Hi guys. Whilst I do not think I am ready for an Audax just yet I was wondering what are the average Min and Max times for a 100K or 200K ride or is this an impossible question to answer?

Many thanks in advance.


----------



## Tim Bennet. (23 Oct 2008)

The minimum speeds may not be altered and shall be: 
for events up to 699km - within the range 14.3 to 15kph; 
for events from 700 to 1299 km - 13.3kph; 
for events from 1300 to 1899 km - 12kph; 
for events from 1900 to 2499 km - 10kph; and 
for events over 2499 km, 200 km per day. 
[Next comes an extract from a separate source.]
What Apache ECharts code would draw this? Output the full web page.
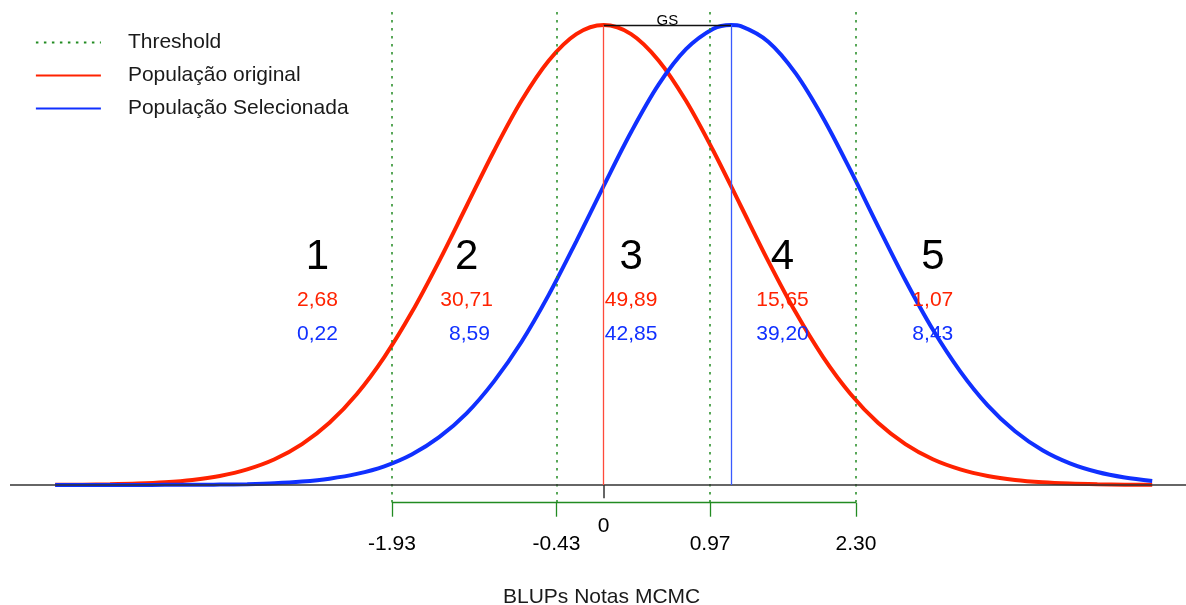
<!DOCTYPE html>
<html lang="pt" style="height: 100%">
<head>
  <meta charset="utf-8">
</head>
<body style="height: 100%; margin: 0; background: #fff">
  <div id="container" style="width: 1186px; height: 605px;"></div>

  <script type="text/javascript" src="https://cdn.jsdelivr.net/npm/echarts@6/dist/echarts.min.js"></script>
  <script type="text/javascript">
    // x grid where the red curve was read (BLUP scale)
    var originalX = [-5, -4.75, -4.5, -4.25, -4, -3.75, -3.5, -3.25, -3, -2.75, -2.5, -2.25, -2, -1.75, -1.5, -1.25, -1, -0.75, -0.5, -0.25,
      0, 0.25, 0.5, 0.75, 1, 1.25, 1.5, 1.75, 2, 2.25, 2.5, 2.75, 3, 3.25, 3.5, 3.75, 4, 4.25, 4.5, 4.75, 5];

    // density (original population)
    var originalDensity = [0.0001, 0.0002, 0.0005, 0.0010, 0.0019, 0.0035, 0.0063, 0.0109, 0.0179, 0.0284, 0.0432, 0.0632, 0.0888, 0.1198, 0.1554, 0.1936, 0.2318, 0.2666, 0.2946, 0.3129,
      0.3192, 0.3129, 0.2946, 0.2666, 0.2318, 0.1936, 0.1554, 0.1198, 0.0888, 0.0632, 0.0432, 0.0284, 0.0179, 0.0109, 0.0063, 0.0035, 0.0019, 0.0010, 0.0005, 0.0002, 0.0001];

    // x grid where the blue curve was read (its peak included)
    var selectedX = [-5, -4.75, -4.5, -4.25, -4, -3.75, -3.5, -3.25, -3, -2.75, -2.5, -2.25, -2, -1.75, -1.5, -1.25, -1, -0.75, -0.5, -0.25,
      0, 0.25, 0.5, 0.75, 1, 1.16, 1.25, 1.5, 1.75, 2, 2.25, 2.5, 2.75, 3, 3.25, 3.5, 3.75, 4, 4.25, 4.5, 4.75, 5];

    // density (selected population)
    var selectedDensity = [0.0000, 0.0000, 0.0000, 0.0000, 0.0001, 0.0001, 0.0003, 0.0006, 0.0012, 0.0024, 0.0044, 0.0077, 0.0130, 0.0212, 0.0332, 0.0497, 0.0719, 0.0992, 0.1321, 0.1691,
      0.2075, 0.2449, 0.2778, 0.3024, 0.3166, 0.3192, 0.3184, 0.3076, 0.2856, 0.2547, 0.2183, 0.1797, 0.1421, 0.1079, 0.0789, 0.0553, 0.0373, 0.0241, 0.0150, 0.0090, 0.0052, 0.0028];

    var originalMean = 0;
    var selectedMean = 1.16;
    var peakDensity = 0.3192;

    var thresholds = [-1.93, -0.43, 0.97, 2.30];

    var zoneNames = ['1', '2', '3', '4', '5'];
    var zoneX = [-2.61, -1.25, 0.25, 1.63, 3.0];
    var pctOriginal = [2.68, 30.71, 49.89, 15.65, 1.07];
    var pctSelected = [0.22, 8.59, 42.85, 39.20, 8.43];

    // vertical placement of the annotations, in density units
    var Y_MAX = 0.33655, Y_MIN = -0.08327;
    var Y_TOP = 0.3282, Y_BRACKET = -0.0123, Y_TICK = -0.0220, Y_ZERO_TICK = -0.0092;
    var Y_ZERO_LABEL = -0.0285, Y_THR_LABEL = -0.0412;
    var Y_ZONE = 0.1582, Y_PCT_ORIG = 0.1280, Y_PCT_SEL = 0.1048, Y_GS = 0.3223;

    var FONT = '"Liberation Sans", Arial, Helvetica, sans-serif';
    var GREEN = '#228b22';
    var RED = '#ff2200';
    var BLUE = '#1030ff';
    var DOTS = [2.5, 5.5];

    function pct(v) { return v.toFixed(2).replace('.', ','); }

    var redPts = originalX.map(function (x, i) { return [x, originalDensity[i]]; });
    var bluePts = selectedX.map(function (x, i) { return [x, selectedDensity[i]]; });

    var noSym = ['none', 'none'];

    // dotted threshold lines
    var thrLines = thresholds.map(function (t) {
      return [{ coord: [t, Y_TOP] }, { coord: [t, Y_BRACKET] }];
    });

    // bracket under the axis
    var bracketLines = [[{ coord: [thresholds[0], Y_BRACKET] }, { coord: [thresholds[thresholds.length - 1], Y_BRACKET] }]];
    thresholds.forEach(function (t) {
      bracketLines.push([{ coord: [t, Y_BRACKET] }, { coord: [t, Y_TICK] }]);
    });

    // texts
    var texts = [];
    zoneNames.forEach(function (z, k) {
      var a = pct(pctOriginal[k]), b = pct(pctSelected[k]);
      var w = Math.max(a.length, b.length);
      a = a.padStart(w, ' ');
      b = b.padStart(w, ' ');
      texts.push({ value: [zoneX[k], Y_ZONE], label: { formatter: z, fontSize: 42, color: '#000' } });
      texts.push({ value: [zoneX[k], Y_PCT_ORIG], label: { formatter: a, fontSize: 21, color: RED } });
      texts.push({ value: [zoneX[k], Y_PCT_SEL], label: { formatter: b, fontSize: 21, color: BLUE } });
    });
    thresholds.forEach(function (t) {
      texts.push({ value: [t, Y_THR_LABEL], label: { formatter: t.toFixed(2), fontSize: 21, color: '#000' } });
    });
    texts.push({ value: [originalMean, Y_ZERO_LABEL], label: { formatter: '0', fontSize: 21, color: '#000' } });
    texts.push({ value: [(originalMean + selectedMean) / 2, Y_GS], label: { formatter: 'GS', fontSize: 15, color: '#000' } });

    var dom = document.getElementById('container');
    var myChart = echarts.init(dom, null, { renderer: 'canvas' });

    var option = {
      animation: false,
      textStyle: { fontFamily: FONT },
      title: {
        text: 'BLUPs Notas MCMC',
        left: 503,
        top: 587,
        padding: 0,
        textStyle: { fontSize: 21, fontWeight: 'normal', color: '#1a1a1a', fontFamily: FONT }
      },
      legend: {
        orient: 'vertical',
        left: 30,
        top: 27,
        itemWidth: 65,
        itemHeight: 14,
        itemGap: 12,
        data: ['Threshold', 'População original', 'População Selecionada'],
        lineStyle: { width: 1.8 },
        itemStyle: { opacity: 0, borderWidth: 0 },
        textStyle: { fontSize: 21, color: '#1a1a1a', padding: [0, 0, 0, 22], fontFamily: FONT },
        selectedMode: false
      },
      grid: { left: 10, right: 0, top: 0, bottom: 0 },
      xAxis: { type: 'value', min: -5.412, max: 5.308, show: false },
      yAxis: { type: 'value', min: Y_MIN, max: Y_MAX, show: false },
      series: [
        {
          name: 'Threshold',
          type: 'line',
          data: [],
          symbol: 'none',
          color: GREEN,
          lineStyle: { color: GREEN, type: DOTS, width: 1.5 },
          markLine: {
            silent: true, symbol: noSym, label: { show: false },
            lineStyle: { color: GREEN, type: DOTS, width: 1.5 },
            data: thrLines
          },
          z: 1
        },
        {
          name: 'bracket',
          type: 'line',
          data: [],
          symbol: 'none',
          markLine: {
            silent: true, symbol: noSym, label: { show: false },
            lineStyle: { color: GREEN, type: 'solid', width: 1.3 },
            data: bracketLines
          },
          z: 1
        },
        {
          name: 'baseline',
          type: 'line',
          data: [],
          symbol: 'none',
          markLine: {
            silent: true, symbol: noSym, label: { show: false },
            lineStyle: { color: '#333', type: 'solid', width: 1.5 },
            data: [
              { yAxis: 0 },
              [{ coord: [originalMean, 0] }, { coord: [originalMean, Y_ZERO_TICK] }]
            ]
          },
          z: 2
        },
        {
          name: 'População original',
          type: 'line',
          data: redPts,
          smooth: 0.33,
          symbol: 'none',
          color: RED,
          lineStyle: { color: RED, width: 4 },
          markLine: {
            silent: true, symbol: noSym, label: { show: false },
            data: [[{ coord: [originalMean, 0], lineStyle: { color: '#ff4a3a', width: 1.3, type: 'solid' } },
              { coord: [originalMean, peakDensity] }]]
          },
          z: 3
        },
        {
          name: 'População Selecionada',
          type: 'line',
          data: bluePts,
          smooth: 0.33,
          symbol: 'none',
          color: BLUE,
          lineStyle: { color: BLUE, width: 4 },
          markLine: {
            silent: true, symbol: noSym, label: { show: false },
            data: [
              [{ coord: [selectedMean, 0], lineStyle: { color: '#3a5aff', width: 1.3, type: 'solid' } },
                { coord: [selectedMean, peakDensity] }],
              [{ coord: [originalMean, peakDensity], lineStyle: { color: '#111', width: 1.3, type: 'solid' } },
                { coord: [selectedMean, peakDensity] }]
            ]
          },
          z: 4
        },
        {
          name: 'texts',
          type: 'scatter',
          data: texts,
          symbolSize: 1,
          itemStyle: { color: 'rgba(0,0,0,0)', opacity: 1 },
          silent: true,
          label: { show: true, position: 'inside', fontFamily: FONT, opacity: 1 },
          z: 5
        }
      ]
    };

    myChart.setOption(option);
    window.addEventListener('resize', myChart.resize);
  </script>
</body>
</html>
(ii) The maximum speed set by the organiser for the whole or any part of an event may be any speed up to 30kph.


----------



## Angelfishsolo (23 Oct 2008)

Thanks very much indeed chaps. As I though. Much work to be done before I try my luck :-)


----------



## Noodley (23 Oct 2008)

Tim Bennet. said:


> The minimum speeds may not be altered and shall be:
> for events up to 699km - within the range 14.3 to 15kph;
> for events from 700 to 1299 km - 13.3kph;
> for events from 1300 to 1899 km - 12kph;
> ...



Which IIRC applies to Brevet Randonneur (BR) events, whereas the lower limit for Brevet Populaire (BP) events can be lower. Hence a lot of hilly 100km events have min speeds much less than 14.3kph.


----------



## jimboalee (23 Oct 2008)

Randos: Assume 15 kmh. Plan for 20 kmh. Plan for 25 kmh if your tyres don't have Kevlar.
Populaires: Check the event on Aukweb / calendar. A pop' can have any minimum speed the organiser feels applicable. For a first Audax, choose a pop' that has 10 kmh minimum, or you might find yourself on one that has a 14 kmh minimum.
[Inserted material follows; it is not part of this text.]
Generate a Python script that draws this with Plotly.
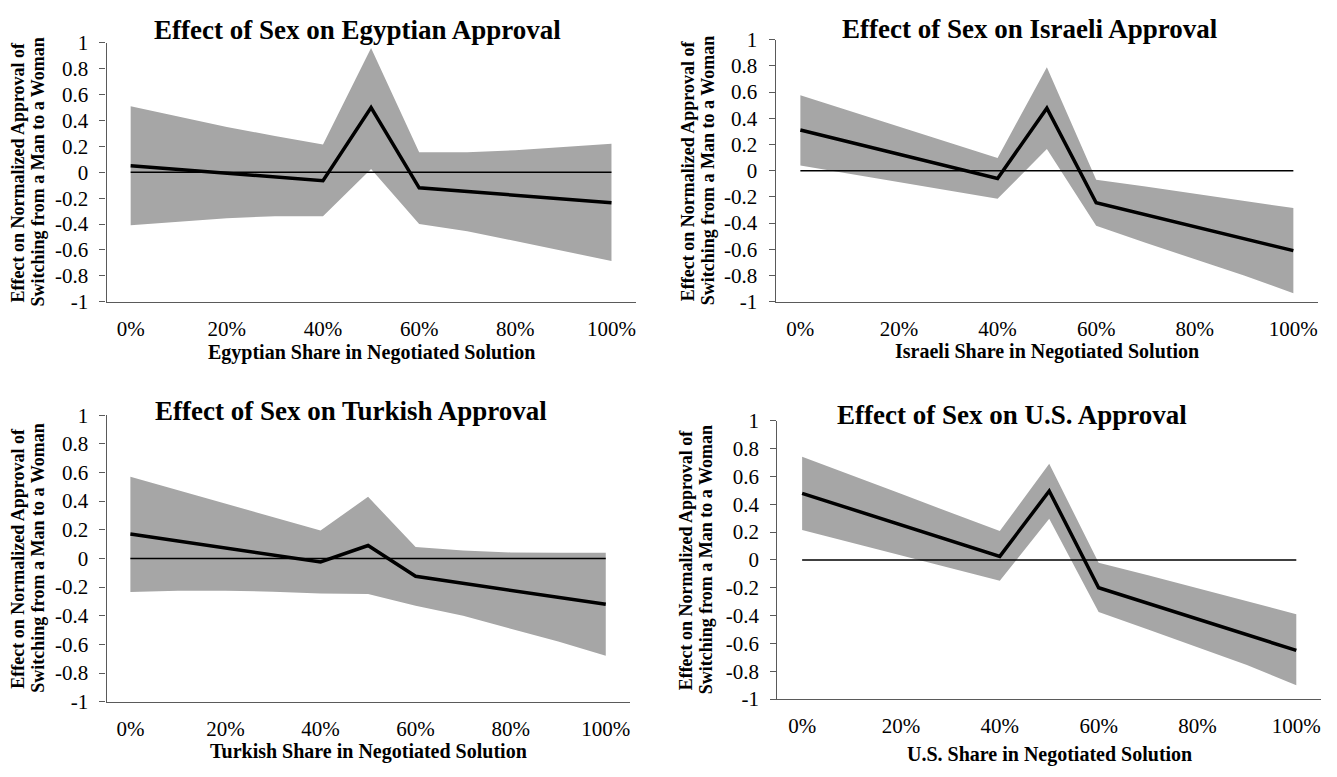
import plotly.graph_objects as go

W, H = 1337, 777

# x positions (share in negotiated solution, %)
share_band = [0, 10, 20, 30, 40, 50, 60, 70, 80, 90, 100]
share_line = [0, 40, 50, 60, 100]
x_tick_vals = [0, 20, 40, 60, 80, 100]
x_tick_text = ["0%", "20%", "40%", "60%", "80%", "100%"]
y_tick_vals = [-1, -0.8, -0.6, -0.4, -0.2, 0, 0.2, 0.4, 0.6, 0.8, 1]
y_tick_text = ["-1", "-0.8", "-0.6", "-0.4", "-0.2", "0", "0.2", "0.4", "0.6", "0.8", "1"]

# Egyptian approval
egypt_effect = [0.05, -0.065, 0.50, -0.12, -0.235]
egypt_upper = [0.51, 0.43, 0.35, 0.28, 0.215, 0.96, 0.155, 0.155, 0.17, 0.195, 0.22]
egypt_lower = [-0.41, -0.38, -0.355, -0.34, -0.34, 0.025, -0.40, -0.455, -0.53, -0.61, -0.685]

# Israeli approval
israel_effect = [0.31, -0.06, 0.477, -0.245, -0.61]
israel_upper = [0.575, 0.455, 0.335, 0.215, 0.097, 0.79, -0.07, -0.12, -0.175, -0.23, -0.285]
israel_lower = [0.04, -0.025, -0.09, -0.15, -0.215, 0.165, -0.42, -0.55, -0.675, -0.80, -0.935]

# Turkish approval
turkey_effect = [0.17, -0.025, 0.09, -0.125, -0.32]
turkey_upper = [0.57, 0.475, 0.38, 0.285, 0.195, 0.43, 0.08, 0.055, 0.042, 0.04, 0.04]
turkey_lower = [-0.235, -0.225, -0.225, -0.232, -0.245, -0.248, -0.33, -0.40, -0.49, -0.58, -0.68]

# U.S. approval
us_effect = [0.478, 0.025, 0.495, -0.20, -0.65]
us_upper = [0.74, 0.61, 0.475, 0.34, 0.207, 0.69, -0.02, -0.11, -0.205, -0.30, -0.39]
us_lower = [0.215, 0.125, 0.035, -0.06, -0.15, 0.295, -0.375, -0.50, -0.625, -0.755, -0.90]

titles = ["Effect of Sex on Egyptian Approval", "Effect of Sex on Israeli Approval",
          "Effect of Sex on Turkish Approval", "Effect of Sex on U.S. Approval"]
x_titles = ["Egyptian Share in Negotiated Solution", "Israeli Share in Negotiated Solution",
            "Turkish Share in Negotiated Solution", "U.S. Share in Negotiated Solution"]
y_title_lines = ["Effect on Normalized Approval of", "Switching from a Man to a Woman"]

effects = [egypt_effect, israel_effect, turkey_effect, us_effect]
uppers = [egypt_upper, israel_upper, turkey_upper, us_upper]
lowers = [egypt_lower, israel_lower, turkey_lower, us_lower]

# panel geometry in pixels: plot left, right, top, bottom
panel_box = [
    (106.7, 636.0, 31.7, 299.0),
    (776.3, 1319.0, 28.5, 299.0),
    (106.7, 630.0, 416.0, 711.7),
    (778.0, 1322.0, 421.7, 709.0),
]
title_pos = [(152, 19), (841, 18), (153, 412), (836, 416)]
xtitle_y = [351, 350, 763, 766]
ytitle_x = [(18.3, 38.3), (688, 708), (18.3, 38.3), (686, 706)]

SERIF = "Liberation Serif"
AXIS_COLOR = "#5a5a5a"
BAND_COLOR = "#a6a6a6"

fig = go.Figure()
annotations = []

for i in range(4):
    xa = "x" if i == 0 else f"x{i + 1}"
    ya = "y" if i == 0 else f"y{i + 1}"
    left, right, top, bottom = panel_box[i]

    # confidence band: lower edge, then upper edge filled down to it
    fig.add_trace(go.Scatter(x=share_band, y=lowers[i], xaxis=xa, yaxis=ya,
                             mode="lines", line=dict(width=0, color=BAND_COLOR),
                             showlegend=False, hoverinfo="skip"))
    fig.add_trace(go.Scatter(x=share_band, y=uppers[i], xaxis=xa, yaxis=ya,
                             mode="lines", line=dict(width=0, color=BAND_COLOR),
                             fill="tonexty", fillcolor=BAND_COLOR,
                             showlegend=False, hoverinfo="skip"))
    # reference line at zero
    fig.add_trace(go.Scatter(x=[0, 100], y=[0, 0], xaxis=xa, yaxis=ya,
                             mode="lines", line=dict(width=1.5, color="black"),
                             showlegend=False, hoverinfo="skip"))
    # estimated effect
    fig.add_trace(go.Scatter(x=share_line, y=effects[i], xaxis=xa, yaxis=ya,
                             mode="lines", line=dict(width=3.5, color="black"),
                             showlegend=False))

    xkey = "xaxis" if i == 0 else f"xaxis{i + 1}"
    ykey = "yaxis" if i == 0 else f"yaxis{i + 1}"
    fig.update_layout({
        xkey: dict(domain=[left / W, right / W], range=[-5, 105], anchor=ya,
                   tickmode="array", tickvals=x_tick_vals, ticktext=x_tick_text,
                   showgrid=False, zeroline=False, showline=True,
                   linecolor=AXIS_COLOR, linewidth=1.3, ticks="",
                   ticklabelstandoff=8,
                   tickfont=dict(family=SERIF, size=21, color="black")),
        ykey: dict(domain=[1 - bottom / H, 1 - top / H], range=[-1, 1], anchor=xa,
                   tickmode="array", tickvals=y_tick_vals, ticktext=y_tick_text,
                   showgrid=False, zeroline=False, showline=True,
                   linecolor=AXIS_COLOR, linewidth=1.3, ticks="outside",
                   ticklen=6, tickwidth=1.3, tickcolor=AXIS_COLOR,
                   ticklabelstandoff=7,
                   tickfont=dict(family=SERIF, size=21, color="black")),
    })

    tx, ty = title_pos[i]
    annotations.append(dict(text=f"<b>{titles[i]}</b>", xref="paper", yref="paper",
                            x=tx / W, y=1 - ty / H, xanchor="left", yanchor="middle",
                            showarrow=False,
                            font=dict(family=SERIF, size=27, color="black")))
    annotations.append(dict(text=f"<b>{x_titles[i]}</b>", xref="paper", yref="paper",
                            x=(left + right) / 2 / W, y=1 - xtitle_y[i] / H,
                            xanchor="center", yanchor="middle", showarrow=False,
                            font=dict(family=SERIF, size=20, color="black")))
    for line_text, lx in zip(y_title_lines, ytitle_x[i]):
        annotations.append(dict(text=f"<b>{line_text}</b>", xref="paper", yref="paper",
                                x=lx / W, y=1 - (top + bottom) / 2 / H,
                                xanchor="center", yanchor="middle", textangle=-90,
                                showarrow=False,
                                font=dict(family=SERIF, size=18, color="black")))

fig.update_layout(width=W, height=H, autosize=False,
                  margin=dict(l=0, r=0, t=0, b=0),
                  paper_bgcolor="white", plot_bgcolor="white",
                  annotations=annotations, showlegend=False)

fig.write_html("out.html")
Another thing to mention about Audax rides.
The Brevet card is your proof of correct passage. You can take any route you wish between controls.


----------



## Randochap (23 Oct 2008)

*Audax me a question about randonneuring*

Hello All (I'm a Canadian newbie [to this group]-- originally Wolverhampton):

Here, we make a distinction between audax (team brevets) and general randonneur cycling.
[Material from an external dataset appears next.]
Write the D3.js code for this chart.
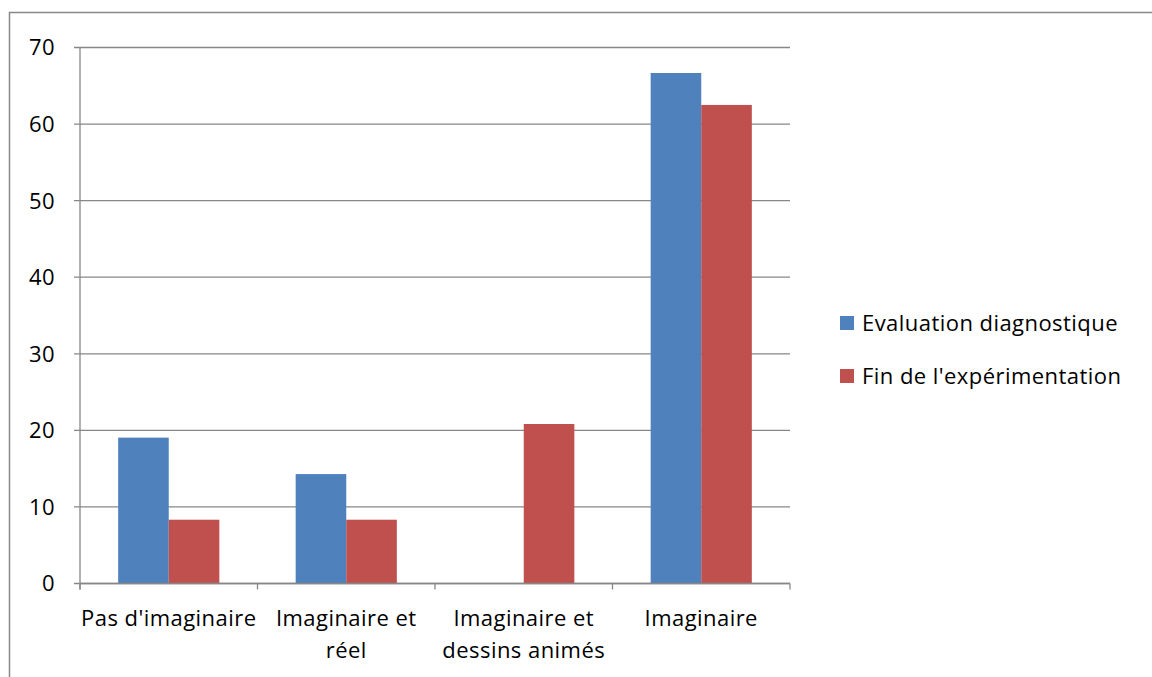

British Columbia Randonneurs runs a full schedule with rides on Vancouver Island, the Mainland/Interior and Northern BC.

We have just begun a "permanents" program a la Audax UK, which is proving popular, even before all the guidelines are "in the book."

Several of our members have ridden London-Edinburgh-London in the past and we have a couple signed up for next year. Personally, I enjoyed meeting and riding with AUK members, at last year's Paris-Brest-Paris.

Marathon cycling is addictive. It differs from racing in that it is more likely to inspire cooperation, rather than competition. Of course there are plenty of A-type personalities in the sport, out to set or break course records

For more audax/randonneuring info, visit Audax UK locally. Check out BC Randonneurs' (link above) for a wealth of info, and my humble site has a decent rando primer page as well as a page discussing desirable (and not so desirable) features of an audax bicycle. Lots more rando links here,, as well

Cheers,
R


----------



## Noodley (23 Oct 2008)

I am a regular visitor to the BC website - I have spent many an hour following links. An exceptionally good site.


----------



## Randochap (23 Oct 2008)

Glad to hear you like the site. I'll pass on your kudos to webmaster Eric.

Have you checked out rides on Vancouver Island? We have some of the best routes in the country (if I do say so myself (as VI coordinator)


----------



## Noodley (23 Oct 2008)

Randochap said:


> Glad to hear you like the site. I'll pass on your kudos to webmaster Eric.
> 
> Have you checked out rides on Vancouver Island? We have some of the best routes in the country (if I do say so myself (as VI coordinator)



Please do pass on to Eric, it is a great site.
I have no plans of venturing to Canada in the near future, but I'll have a look


----------



## Greenbank (23 Oct 2008)

I generally work on a moving average of 20kph and about 1 hour faffing/controls/eating/tea/resting per 100km. So a 200km ride will take me about 12 hours.

20kph (or 12mph) may not seem much but try keeping up a 20kph moving average for 10+ hours.

Obviously each ride is different; I've breezed round a summer 200 with a seemingly constant gentle tailwind in about 9 hours and I've scraped in with less than 15 minutes to spare on a 300 that had terrible weather including a blizzard crossing the Marlborough Downs.

My moving average speed is picking up and just a few kph can make a world of difference.

20kph on a 600 (with 40 hours) leaves 10 hours of non cycling time.
23kph on a 600 gives you almost 4 hours more rest or, more likely, sleep.


----------